By 6. Mai 2011Allgemein

Der Mandant war Stammkunde in der Tankstelle, kaufte dort immer wieder abends ein, er wohnt auch nebenan. Nun war er eines Tages wieder dort. Während seines Einkaufs bimmelte im hinteren Bereich die Alarmanlage. Jemand hat dort im Ergebnis erfolglos versucht, an die Zigarettenstangen im Lager zu gelangen. Der Täter flüchtete, mein Mandant ging gleichzeitig auch.

Nun nahm die Polizei an, beide -Täter und Mandant- hätten gemeinsame Sache gemacht. Liegt ja auch nahe. Undeutsches Aussehen reicht manchmal schon, um in Verdacht zu geraten. Ansonsten sprach nichts dafür. Außer dem Umstand, dass der Mandant eben im Verkaufsraum war. Die Polizei interpretierte den Einkauf als „Ablenken des Kassierers“.
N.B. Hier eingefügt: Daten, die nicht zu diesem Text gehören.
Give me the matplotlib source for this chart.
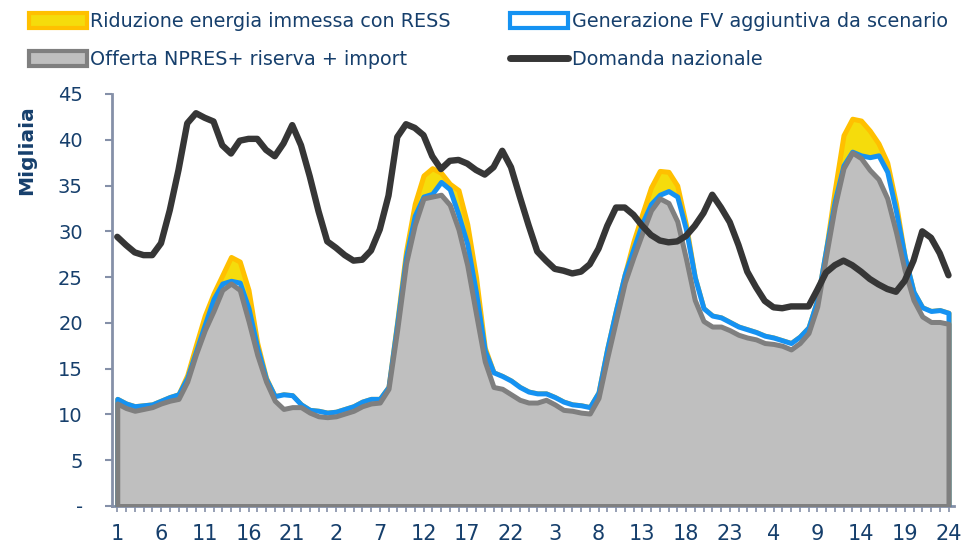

Nach den beiden wurde „groß“ gefahndet. Die Bilder wurden in der Lokalpresse veröffentlicht, wodurch zumindest mein Mandant erkannt wurde. Tatsächlich übernahm die Staatsanwaltschaft den Unsinn der Polizei und klagte an. „Versuchter schwerer Diebstahl in Mittäterschaft.“ Man glaubt es kaum. Mal wieder nicht. Man könnte ganze Blogs füllen mit solchen Geschichten 😉

In der Hauptverhandlung wurde der Kassierer vernommen, der den Mandanten als Stammkunde identifizierte und sagte, seiner Meinung nach habe der Mandant nichts mit dem Diebstahl zu tun. Er sei zwar recht schnell nach dem Anspringen der Alarmanlage gegangen (was ja mal per se nicht verboten ist), aber das war es dann auch. Er könne nicht mit Gewißheit sagen, dass der Mandant damit etwas zu tun habe.

Damit war der Zeuge im Ergebnis schlauer als die Polizei und die Staatsanwaltschaft. Zum Glück hat das Gericht die Kurve gekriegt und kein Fehlurteil gefällt. Freispruch.

Beim nächsten Besuch einer Tankstelle also bitte erst schauen, ob kein Dieb in der Nähe ist. Sonst endet man schneller als gedacht auf der Anklagebank.